WHAT TO DO >> Restate the material word for word and leave out anything that is a picture.

— Start SUPPLIED MATERIAL —

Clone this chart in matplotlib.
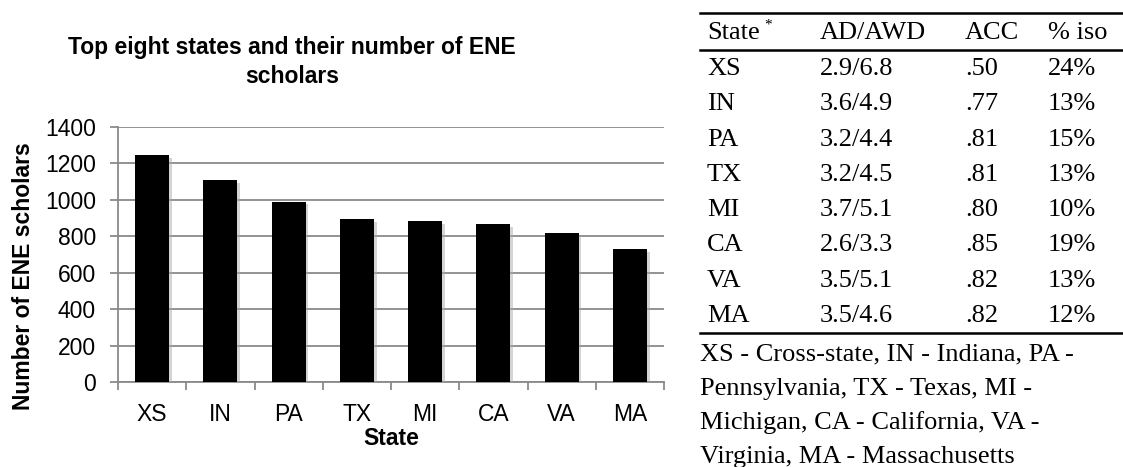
import matplotlib
matplotlib.use('Agg')
import matplotlib.pyplot as plt
import matplotlib.patheffects as pe
import numpy as np

# Chart data
states = ['XS', 'IN', 'PA', 'TX', 'MI', 'CA', 'VA', 'MA']
scholars = [1245, 1110, 990, 893, 884, 866, 818, 728]

# Table data
col_headers = ['State', 'AD/AWD', 'ACC', '% iso']
ad_awd = ['2.9/6.8', '3.6/4.9', '3.2/4.4', '3.2/4.5', '3.7/5.1', '2.6/3.3', '3.5/5.1', '3.5/4.6']
acc = ['.50', '.77', '.81', '.81', '.80', '.85', '.82', '.82']
pct_iso = ['24%', '13%', '15%', '13%', '10%', '19%', '13%', '12%']
footnote = ['XS - Cross-state, IN - Indiana, PA -',
            'Pennsylvania, TX - Texas, MI -',
            'Michigan, CA - California, VA -',
            'Virginia, MA - Massachusetts']

W, H = 1123, 467
fig = plt.figure(figsize=(W / 100, H / 100), dpi=100)

sans = 'Liberation Sans'
serif = 'Liberation Serif'
grey = '#8a8a8a'
fs = 16.5

# Bar chart
ax = fig.add_axes([118 / W, 1 - 382 / H, (664 - 118) / W, (382 - 127) / H])
x = np.arange(len(states))
bars = ax.bar(x, scholars, width=0.5, color='black', zorder=3)
for b in bars:
    b.set_path_effects([pe.SimplePatchShadow(offset=(2, -2), shadow_rgbFace='#aaaaaa', alpha=0.5),
                        pe.Normal()])

ax.set_xlim(-0.5, len(states) - 0.5)
ax.set_ylim(0, 1400)
ax.set_yticks(range(0, 1401, 200))
ax.yaxis.grid(True, color=grey, linewidth=1.3, zorder=0)
ax.set_axisbelow(True)
for s in ['top', 'right']:
    ax.spines[s].set_visible(False)
for s in ['left', 'bottom']:
    ax.spines[s].set_color(grey)
    ax.spines[s].set_linewidth(1.3)

ax.set_xticks(x)
ax.set_xticklabels(states, fontfamily=sans, fontsize=fs)
ax.set_xticks(np.arange(-0.5, len(states), 1), minor=True)
ax.tick_params(axis='x', which='major', length=0, pad=15)
ax.tick_params(axis='x', which='minor', length=6, width=1.3, color=grey, direction='out')
ax.tick_params(axis='y', length=6, width=1.3, color=grey, pad=10, labelsize=fs)
for lbl in ax.get_yticklabels():
    lbl.set_fontfamily(sans)

ax.set_xlabel('State', fontfamily=sans, fontsize=fs, fontweight='bold', va='top')
ax.xaxis.set_label_coords(0.5, -(427 - 382) / 255)
ax.set_ylabel('Number of ENE scholars', fontfamily=sans, fontsize=fs, fontweight='bold',
              va='center', ha='center')
ax.yaxis.set_label_coords((24 - 118) / 546, (382 - 276) / 255)

fig.text(292 / W, 1 - 62 / H, 'Top eight states and their number of ENE\nscholars',
         ha='center', va='center', fontfamily=sans, fontsize=fs, fontweight='bold',
         linespacing=1.3)

# Table on the right
tfs = 19
col_x = [707, 820, 965, 1048]
header_base = 39
row_base0 = 75
pitch = 35.3


def fy(py):
    return 1 - py / H


for cx, h in zip(col_x, col_headers):
    fig.text(cx / W, fy(header_base), h, ha='left', va='baseline',
             fontfamily=serif, fontsize=tfs)
fig.text(764 / W, fy(29), '*', ha='left', va='baseline', fontfamily=serif, fontsize=11)

for i, st in enumerate(states):
    yb = row_base0 + i * pitch
    for cx, val in zip(col_x, [st, ad_awd[i], acc[i], pct_iso[i]]):
        fig.text(cx / W, fy(yb), val, ha='left', va='baseline',
                 fontfamily=serif, fontsize=tfs)

for ly in [13, 50, 333]:
    fig.add_artist(plt.Line2D([700 / W, 1123 / W], [fy(ly), fy(ly)],
                              color='black', linewidth=1.8))

for i, line in enumerate(footnote):
    fig.text(700 / W, fy(360 + i * 34.5), line, ha='left', va='baseline',
             fontfamily=serif, fontsize=tfs)

fig.savefig('out.png', dpi=100)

— End SUPPLIED MATERIAL —

EXPECTED ANSWER >>
Clone this chart in matplotlib.
import matplotlib
matplotlib.use('Agg')
import matplotlib.pyplot as plt
import matplotlib.patheffects as pe
import numpy as np

# Chart data
states = ['XS', 'IN', 'PA', 'TX', 'MI', 'CA', 'VA', 'MA']
scholars = [1245, 1110, 990, 893, 884, 866, 818, 728]

# Table data
col_headers = ['State', 'AD/AWD', 'ACC', '% iso']
ad_awd = ['2.9/6.8', '3.6/4.9', '3.2/4.4', '3.2/4.5', '3.7/5.1', '2.6/3.3', '3.5/5.1', '3.5/4.6']
acc = ['.50', '.77', '.81', '.81', '.80', '.85', '.82', '.82']
pct_iso = ['24%', '13%', '15%', '13%', '10%', '19%', '13%', '12%']
footnote = ['XS - Cross-state, IN - Indiana, PA -',
            'Pennsylvania, TX - Texas, MI -',
            'Michigan, CA - California, VA -',
            'Virginia, MA - Massachusetts']

W, H = 1123, 467
fig = plt.figure(figsize=(W / 100, H / 100), dpi=100)

sans = 'Liberation Sans'
serif = 'Liberation Serif'
grey = '#8a8a8a'
fs = 16.5

# Bar chart
ax = fig.add_axes([118 / W, 1 - 382 / H, (664 - 118) / W, (382 - 127) / H])
x = np.arange(len(states))
bars = ax.bar(x, scholars, width=0.5, color='black', zorder=3)
for b in bars:
    b.set_path_effects([pe.SimplePatchShadow(offset=(2, -2), shadow_rgbFace='#aaaaaa', alpha=0.5),
                        pe.Normal()])

ax.set_xlim(-0.5, len(states) - 0.5)
ax.set_ylim(0, 1400)
ax.set_yticks(range(0, 1401, 200))
ax.yaxis.grid(True, color=grey, linewidth=1.3, zorder=0)
ax.set_axisbelow(True)
for s in ['top', 'right']:
    ax.spines[s].set_visible(False)
for s in ['left', 'bottom']:
    ax.spines[s].set_color(grey)
    ax.spines[s].set_linewidth(1.3)

ax.set_xticks(x)
ax.set_xticklabels(states, fontfamily=sans, fontsize=fs)
ax.set_xticks(np.arange(-0.5, len(states), 1), minor=True)
ax.tick_params(axis='x', which='major', length=0, pad=15)
ax.tick_params(axis='x', which='minor', length=6, width=1.3, color=grey, direction='out')
ax.tick_params(axis='y', length=6, width=1.3, color=grey, pad=10, labelsize=fs)
for lbl in ax.get_yticklabels():
    lbl.set_fontfamily(sans)

ax.set_xlabel('State', fontfamily=sans, fontsize=fs, fontweight='bold', va='top')
ax.xaxis.set_label_coords(0.5, -(427 - 382) / 255)
ax.set_ylabel('Number of ENE scholars', fontfamily=sans, fontsize=fs, fontweight='bold',
              va='center', ha='center')
ax.yaxis.set_label_coords((24 - 118) / 546, (382 - 276) / 255)

fig.text(292 / W, 1 - 62 / H, 'Top eight states and their number of ENE\nscholars',
         ha='center', va='center', fontfamily=sans, fontsize=fs, fontweight='bold',
         linespacing=1.3)

# Table on the right
tfs = 19
col_x = [707, 820, 965, 1048]
header_base = 39
row_base0 = 75
pitch = 35.3


def fy(py):
    return 1 - py / H


for cx, h in zip(col_x, col_headers):
    fig.text(cx / W, fy(header_base), h, ha='left', va='baseline',
             fontfamily=serif, fontsize=tfs)
fig.text(764 / W, fy(29), '*', ha='left', va='baseline', fontfamily=serif, fontsize=11)

for i, st in enumerate(states):
    yb = row_base0 + i * pitch
    for cx, val in zip(col_x, [st, ad_awd[i], acc[i], pct_iso[i]]):
        fig.text(cx / W, fy(yb), val, ha='left', va='baseline',
                 fontfamily=serif, fontsize=tfs)

for ly in [13, 50, 333]:
    fig.add_artist(plt.Line2D([700 / W, 1123 / W], [fy(ly), fy(ly)],
                              color='black', linewidth=1.8))

for i, line in enumerate(footnote):
    fig.text(700 / W, fy(360 + i * 34.5), line, ha='left', va='baseline',
             fontfamily=serif, fontsize=tfs)

fig.savefig('out.png', dpi=100)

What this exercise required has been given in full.